If it is now desired to stop the engine by inhibiting the ignition function, the switch 15 is closed, which is equivalent to short-circuiting the rectifier 14. What happens then is apparent from FIG. 2. As previously described, a charge built-up voltage is induced in the charging winding 1 during the first half-period. An equivalent voltage is also built up in the trigger winding 2. However, when the trigger voltage has attained a value previously indicated at 17, the triac 10 is activated to go from off-state to on-state. This takes place at the point 19 on the curve 2a. If the same time is plotted on the curve 1a, a voltage level 20 is arrived at for the capacitor 5, the charge 16' being now tapped due to the triac being on-state. The lowest voltage level required for providing a charge sufficient for a spark jump is marked by the dashed line 21 in the first part of curve 1a. The voltage level 20 is considerably lower than the lowest ignition voltage level 21, which means that there is no risk of charging the capacitor to its ignition function level. The conditions once obtained are maintained independent of the rate of revolutions of the engine, i.e. independent of the curve growth due to higher voltage induction, since in such cases the trigger point always accompanies the trigger voltage, resulting in an earlier disposition of the triggering sequence. In this regard the resistor 13 has the function of reducing the normal triggering pulses in relation to the pulses during the short-circuiting conditions, whereby a more secure stopping function is achieved.
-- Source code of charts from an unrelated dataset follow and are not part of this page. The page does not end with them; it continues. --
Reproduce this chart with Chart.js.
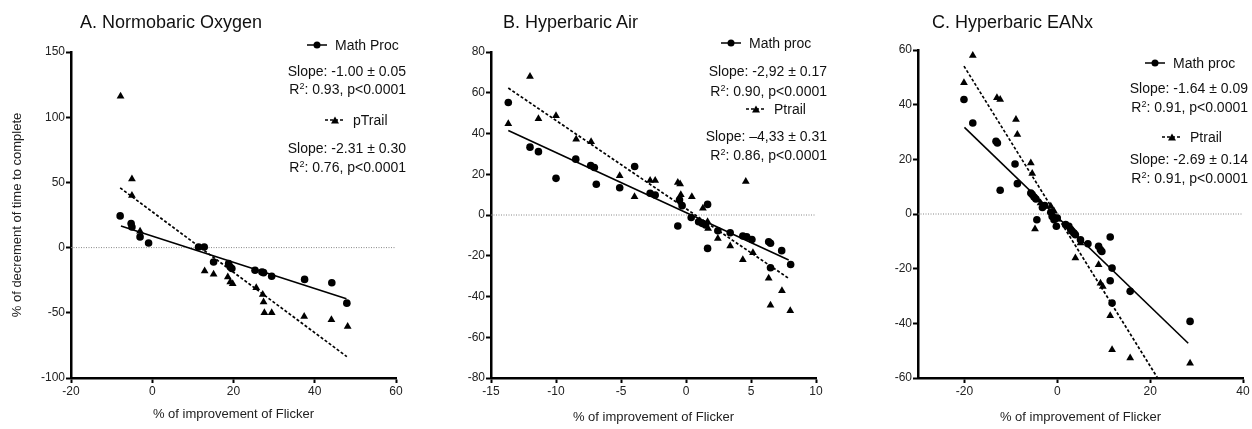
<!DOCTYPE html>
<html>
<head>
<meta charset="utf-8">
<script src="https://cdn.jsdelivr.net/npm/chart.js@4.4.1/dist/chart.umd.min.js"></script>
<style>
  body { margin: 0; background: #fff; }
  #wrap { position: relative; width: 1252px; height: 429px; overflow: hidden;
          font-family: "Liberation Sans", Arial, sans-serif; color: #111; }
  canvas { position: absolute; top: 0; }
  .title { position: absolute; top: 11px; font-size: 18px; line-height: 22px; white-space: nowrap; }
  .t { position: absolute; font-size: 14px; line-height: 16px; white-space: nowrap; }
  .t sup { font-size: 9px; vertical-align: 5px; line-height: 0; }
  .lg svg { vertical-align: middle; margin-right: 8px; margin-top: -2px; }
</style>
</head>
<body>
<div id="wrap">
  <canvas id="chartA" width="420" height="429" style="left:0px"></canvas>
  <canvas id="chartB" width="420" height="429" style="left:420px"></canvas>
  <canvas id="chartC" width="412" height="429" style="left:840px"></canvas>

  <div class="title" style="left:80px">A. Normobaric Oxygen</div>
  <div class="title" style="left:503px">B. Hyperbaric Air</div>
  <div class="title" style="left:932px">C. Hyperbaric EANx</div>

  <!-- panel A notes -->
  <div class="t lg" style="left:307px; top:37px"><svg width="20" height="10"><line x1="0" y1="5" x2="20" y2="5" stroke="#000" stroke-width="1.5"/><circle cx="10" cy="5" r="3.5"/></svg>Math Proc</div>
  <div class="t" style="right:846px; top:63px">Slope: -1.00 ± 0.05</div>
  <div class="t" style="right:846px; top:81px">R<sup>2</sup>: 0.93, p&lt;0.0001</div>
  <div class="t lg" style="left:325px; top:112px"><svg width="20" height="10"><line x1="0" y1="5" x2="20" y2="5" stroke="#000" stroke-width="1.5" stroke-dasharray="3,2"/><polygon points="10,1.5 14,8.5 6,8.5"/></svg>pTrail</div>
  <div class="t" style="right:846px; top:140px">Slope: -2.31 ± 0.30</div>
  <div class="t" style="right:846px; top:159px">R<sup>2</sup>: 0.76, p&lt;0.0001</div>

  <!-- panel B notes -->
  <div class="t lg" style="left:721px; top:35px"><svg width="20" height="10"><line x1="0" y1="5" x2="20" y2="5" stroke="#000" stroke-width="1.5"/><circle cx="10" cy="5" r="3.5"/></svg>Math proc</div>
  <div class="t" style="right:425px; top:63px">Slope: -2,92 ± 0.17</div>
  <div class="t" style="right:425px; top:83px">R<sup>2</sup>: 0.90, p&lt;0.0001</div>
  <div class="t lg" style="left:746px; top:101px"><svg width="20" height="10"><line x1="0" y1="5" x2="20" y2="5" stroke="#000" stroke-width="1.5" stroke-dasharray="3,2"/><polygon points="10,1.5 14,8.5 6,8.5"/></svg>Ptrail</div>
  <div class="t" style="right:425px; top:128px">Slope: –4,33 ± 0.31</div>
  <div class="t" style="right:425px; top:147px">R<sup>2</sup>: 0.86, p&lt;0.0001</div>

  <!-- panel C notes -->
  <div class="t lg" style="left:1145px; top:55px"><svg width="20" height="10"><line x1="0" y1="5" x2="20" y2="5" stroke="#000" stroke-width="1.5"/><circle cx="10" cy="5" r="3.5"/></svg>Math proc</div>
  <div class="t" style="right:4px; top:80px">Slope: -1.64 ± 0.09</div>
  <div class="t" style="right:4px; top:99px">R<sup>2</sup>: 0.91, p&lt;0.0001</div>
  <div class="t lg" style="left:1162px; top:129px"><svg width="20" height="10"><line x1="0" y1="5" x2="20" y2="5" stroke="#000" stroke-width="1.5" stroke-dasharray="3,2"/><polygon points="10,1.5 14,8.5 6,8.5"/></svg>Ptrail</div>
  <div class="t" style="right:4px; top:151px">Slope: -2.69 ± 0.14</div>
  <div class="t" style="right:4px; top:170px">R<sup>2</sup>: 0.91, p&lt;0.0001</div>
</div>

<script>
// A. Normobaric Oxygen
const aMathX = [-7.9, -5.2, -5.0, -3.0, -0.9, 11.4, 12.8, 15.1, 18.8, 19.2, 19.6, 25.3, 27.0, 27.4, 29.4, 37.5, 44.2, 47.9];
const aMathY = [24.3, 18.5, 15.8, 8.2, 3.5, 0.5, 0.5, -11, -12.3, -14.9, -16, -17.4, -18.7, -19.2, -22, -24.4, -26.9, -42.6];
const aTrailX = [-7.8, -5.0, -5.0, -3.0, 12.9, 15.1, 18.6, 19.2, 19.8, 25.6, 27.2, 27.4, 27.6, 29.4, 37.4, 44.1, 48.1];
const aTrailY = [116, 52.6, 40, 12.5, -18, -20.5, -22.6, -26.4, -27.7, -30.8, -36, -41.8, -50, -50, -52.8, -55.4, -60.5];
const aMathFitX = [-7.7, 47.8];
const aMathFitY = [16.6, -39.2];
const aTrailFitX = [-7.9, 47.9];
const aTrailFitY = [45.8, -83.6];
const aXTicks = [-20, 0, 20, 40, 60];
const aYTicks = [-100, -50, 0, 50, 100, 150];

// B. Hyperbaric Air
const bMathX = [-13.67, -12, -11.35, -10, -8.48, -7.33, -7.05, -6.9, -5.1, -3.95, -2.76, -2.37, -0.63, -0.5, -0.3, 0.4, 0.97, 1.23, 1.5, 1.66, 1.66, 2.45, 3.4, 4.37, 4.67, 5.07, 6.36, 6.5, 6.5, 7.36, 8.05];
const bMathY = [55.2, 33.3, 31.1, 18, 27.4, 24.3, 23.3, 15.1, 13.4, 23.8, 10.7, 9.8, -5.4, 7.4, 4.6, -1.2, -3.3, -4.1, -4.9, 5.2, -16.4, -7.7, -8.7, -10.3, -10.7, -12, -13.1, -13.9, -25.9, -17.5, -24.3];
const bTrailX = [-13.67, -12, -11.35, -10, -8.45, -7.3, -5.1, -3.96, -2.76, -2.37, -0.63, -0.45, -0.4, 0.45, 1.3, 1.66, 1.7, 2.45, 3.4, 4.37, 4.6, 5.15, 6.36, 6.5, 7.38, 8.02];
const bTrailY = [44.75, 68, 47.2, 48.7, 37.2, 36, 19.3, 9, 16.9, 16.9, 15.9, 15.2, 10, 9, 3.3, -3.3, -6.6, -11.5, -15.2, -22, 16.4, -18.5, -31.1, -44.3, -37.2, -47];
const bMathFitX = [-13.67, 7.9];
const bMathFitY = [41.5, -22.1];
const bTrailFitX = [-13.67, 7.9];
const bTrailFitY = [62.3, -31.1];
const bXTicks = [-15, -10, -5, 0, 5, 10];
const bYTicks = [-80, -60, -40, -20, 0, 20, 40, 60, 80];

// C. Hyperbaric EANx
const cMathX = [-20.1, -18.2, -13.2, -12.9, -12.3, -9.1, -8.6, -5.7, -5.4, -5.0, -4.6, -4.4, -3.2, -2.7, -1.4, -1.1, -0.7, -0.2, 0, 1.8, 2.5, 2.9, 3.2, 3.6, 3.9, 5.0, 6.6, 8.9, 9.3, 9.6, 11.4, 11.8, 11.4, 11.8, 15.7, 28.6];
const cMathY = [41.9, 33.3, 26.6, 26.0, 8.7, 18.3, 11.1, 7.7, 7.1, 6.2, 5.5, -2.1, 2.4, 3.1, 0.6, -0.9, -2.1, -4.5, -1.5, -3.9, -4.5, -5.7, -6.3, -7.0, -7.6, -9.4, -10.9, -11.8, -13.1, -13.7, -8.4, -19.8, -24.4, -32.6, -28.3, -39.3];
const cTrailX = [-20.1, -18.2, -13.0, -12.3, -8.9, -8.6, -5.7, -5.4, -4.8, -4.3, -3.6, -1.4, -0.7, 3.9, 5.0, 8.9, 9.3, 9.8, 11.4, 11.8, 15.7, 28.6];
const cTrailY = [48, 58, 42.5, 41.9, 34.6, 29.1, 18.7, 14.8, -5.5, 5.2, 4.0, 2.8, 1.0, -16.1, -10.6, -18.6, -25.3, -26.5, -37.2, -49.7, -52.7, -54.6];
const cMathFitX = [-20, 28.2];
const cMathFitY = [31.7, -47.3];
const cTrailFitX = [-20.1, 21.6];
const cTrailFitY = [54.1, -60];
const cXTicks = [-20, 0, 20, 40];
const cYTicks = [-60, -40, -20, 0, 20, 40, 60];

const fontFamily = "'Liberation Sans', Arial, sans-serif";

function pts(xs, ys) {
  return xs.map((x, i) => ({ x: x, y: ys[i] }));
}

// dotted line at y = 0
const zeroLine = {
  id: 'zeroLine',
  beforeDatasetsDraw(chart) {
    const { ctx, chartArea, scales } = chart;
    const py = scales.y.getPixelForValue(0);
    ctx.save();
    ctx.strokeStyle = '#888';
    ctx.lineWidth = 1;
    ctx.setLineDash([1, 1.5]);
    ctx.beginPath();
    ctx.moveTo(chartArea.left, py);
    ctx.lineTo(chartArea.right, py);
    ctx.stroke();
    ctx.restore();
  }
};

function makePanel(id, p) {
  const ctx = document.getElementById(id).getContext('2d');
  return new Chart(ctx, {
    type: 'scatter',
    data: {
      datasets: [{
        label: 'Math fit',
        data: pts(p.mathFitX, p.mathFitY),
        showLine: true,
        pointRadius: 0,
        borderColor: '#000',
        borderWidth: 1.6
      }, {
        label: 'Trail fit',
        data: pts(p.trailFitX, p.trailFitY),
        showLine: true,
        pointRadius: 0,
        borderColor: '#000',
        borderWidth: 1.7,
        borderDash: [3, 2]
      }, {
        label: 'Math proc',
        data: pts(p.mathX, p.mathY),
        pointStyle: 'circle',
        pointRadius: 3.8,
        backgroundColor: '#000',
        borderColor: '#000',
        borderWidth: 0
      }, {
        label: 'Ptrail',
        data: pts(p.trailX, p.trailY),
        pointStyle: 'triangle',
        pointRadius: 4.5,
        backgroundColor: '#000',
        borderColor: '#000',
        borderWidth: 0
      }]
    },
    options: {
      responsive: false,
      animation: false,
      layout: {
        padding: { left: 0, top: p.top, right: p.right, bottom: 0 }
      },
      plugins: {
        legend: { display: false },
        tooltip: { enabled: false }
      },
      scales: {
        x: {
          type: 'linear',
          min: p.xMin,
          max: p.xMax,
          afterBuildTicks: s => { s.ticks = p.xTicks.map(v => ({ value: v })); },
          afterFit: s => { s.height = 51; },
          grid: { drawOnChartArea: false, tickLength: 5, tickWidth: 2, tickColor: '#000' },
          border: { color: '#000', width: 2.5 },
          ticks: { color: '#222', font: { family: fontFamily, size: 12 }, padding: 1, maxRotation: 0, autoSkip: false },
          title: {
            display: true,
            text: '% of improvement of Flicker',
            color: '#222',
            font: { family: fontFamily, size: 13 },
            padding: { top: 0, bottom: p.xTitlePad }
          }
        },
        y: {
          type: 'linear',
          min: p.yMin,
          max: p.yMax,
          afterBuildTicks: s => { s.ticks = p.yTicks.map(v => ({ value: v })); },
          afterFit: s => { s.width = p.left; },
          grid: { drawOnChartArea: false, tickLength: 5, tickWidth: 2, tickColor: '#000' },
          border: { color: '#000', width: 2.5 },
          ticks: { color: '#222', font: { family: fontFamily, size: 12 }, padding: 1, autoSkip: false },
          title: {
            display: !!p.yTitle,
            text: p.yTitle || '',
            color: '#222',
            font: { family: fontFamily, size: 13 },
            padding: { top: 10, bottom: 0 }
          }
        }
      }
    },
    plugins: [zeroLine]
  });
}

makePanel('chartA', {
  mathX: aMathX, mathY: aMathY, trailX: aTrailX, trailY: aTrailY,
  mathFitX: aMathFitX, mathFitY: aMathFitY, trailFitX: aTrailFitX, trailFitY: aTrailFitY,
  xMin: -20, xMax: 60, xTicks: aXTicks, yMin: -100, yMax: 150, yTicks: aYTicks,
  yTitle: '% of decrement of time to complete',
  left: 71, top: 52, right: 24, xTitlePad: 7
});

makePanel('chartB', {
  mathX: bMathX, mathY: bMathY, trailX: bTrailX, trailY: bTrailY,
  mathFitX: bMathFitX, mathFitY: bMathFitY, trailFitX: bTrailFitX, trailFitY: bTrailFitY,
  xMin: -15, xMax: 10, xTicks: bXTicks, yMin: -80, yMax: 80, yTicks: bYTicks,
  left: 71, top: 52, right: 24, xTitlePad: 4
});

makePanel('chartC', {
  mathX: cMathX, mathY: cMathY, trailX: cTrailX, trailY: cTrailY,
  mathFitX: cMathFitX, mathFitY: cMathFitY, trailFitX: cTrailFitX, trailFitY: cTrailFitY,
  xMin: -30, xMax: 40, xTicks: cXTicks, yMin: -60, yMax: 60, yTicks: cYTicks,
  left: 78, top: 50, right: 9, xTitlePad: 4
});
</script>
</body>
</html>
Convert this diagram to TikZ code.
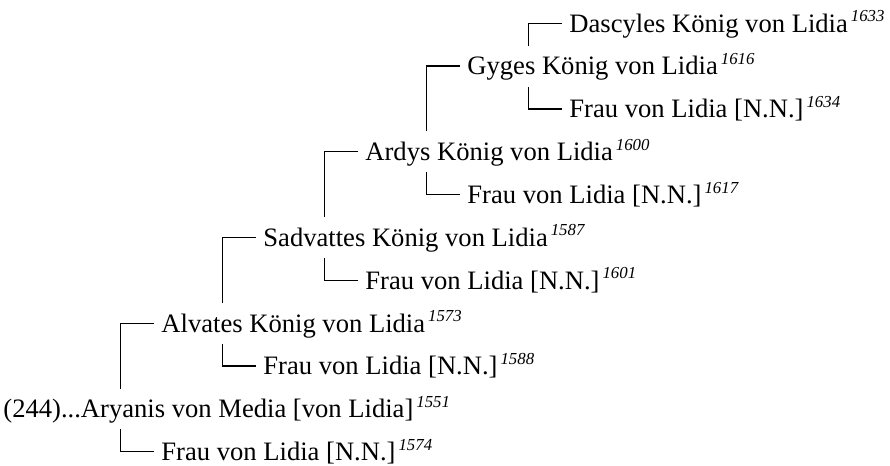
\documentclass[tikz,border=0pt]{standalone}
\usepackage{fontspec}
\setmainfont{Liberation Serif}
\usepackage{tikz}
\newcommand\yr[1]{\kern1.5pt\raisebox{5.2pt}{\fontsize{8.4}{9}\selectfont\itshape #1}}
\tikzset{person/.style={anchor=west, inner xsep=3.5pt, inner ysep=5.6pt, text height=8.8pt, text depth=0pt, font=\fontsize{13.3}{15}\selectfont},
  link/.style={line width=0.65pt}}

\begin{document}
\begin{tikzpicture}[x=0.5pt,y=-0.5pt]
  \useasboundingbox (0,0) rectangle (890,466);
  \node[person] (dascyles) at (562,23.3) {Dascyles König von Lidia\yr{1633}};
  \node[person] (gyges) at (460,66.1) {Gyges König von Lidia\yr{1616}};
  \node[person] (frauG) at (562,109.0) {Frau von Lidia [N.N.]\yr{1634}};
  \node[person] (ardys) at (358,151.8) {Ardys König von Lidia\yr{1600}};
  \node[person] (frauAr) at (460,194.7) {Frau von Lidia [N.N.]\yr{1617}};
  \node[person] (sadvattes) at (256,237.5) {Sadvattes König von Lidia\yr{1587}};
  \node[person] (frauS) at (358,280.3) {Frau von Lidia [N.N.]\yr{1601}};
  \node[person] (alvates) at (154,323.2) {Alvates König von Lidia\yr{1573}};
  \node[person] (frauAl) at (256,366.0) {Frau von Lidia [N.N.]\yr{1588}};
  \node[person] (aryanis) at (-4,408.9) {(244)...Aryanis von Media [von Lidia]\yr{1551}};
  \node[person] (frauAy) at (154,451.7) {Frau von Lidia [N.N.]\yr{1574}};
  % elbow links: child -> parent
  \foreach \c/\p/\s in {alvates/aryanis/north, frauAy/aryanis/south, sadvattes/alvates/north, frauAl/alvates/south,
    ardys/sadvattes/north, frauS/sadvattes/south, gyges/ardys/north, frauAr/ardys/south, dascyles/gyges/north, frauG/gyges/south}
    \draw[link] (\c.west) -| ([xshift=-16.65pt]\c.west |- \p.\s);
\end{tikzpicture}
\end{document}
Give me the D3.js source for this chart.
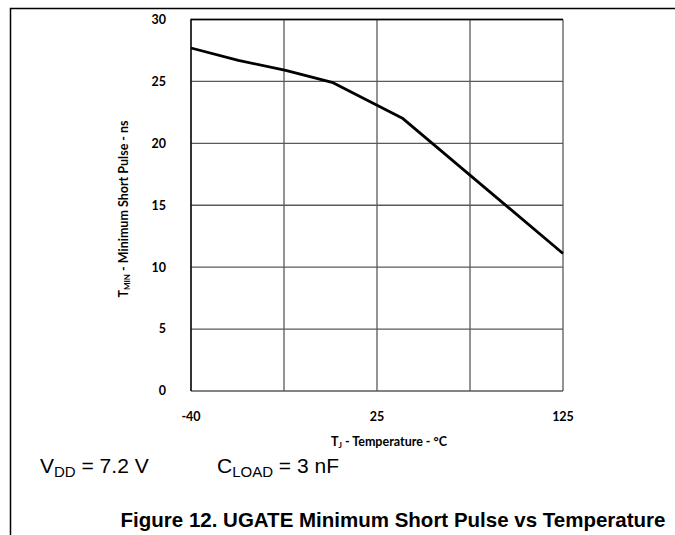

The voltages in the illustrated example are in phase, but this is not necessary for carrying out the invention, since the only requirement for the invention is that the charging and triggering voltages shall be in co-phase, i.e. they shall have substantially the same instant for passage through zero. The interval during which triggering takes place is of course entirely dependent on the connection of the triggering coil 2 and the arrangement of the polarity in the rectifier 14. Such embodiments may be comtemplated where the triac member 10 is replaced by a component equivalent thereto.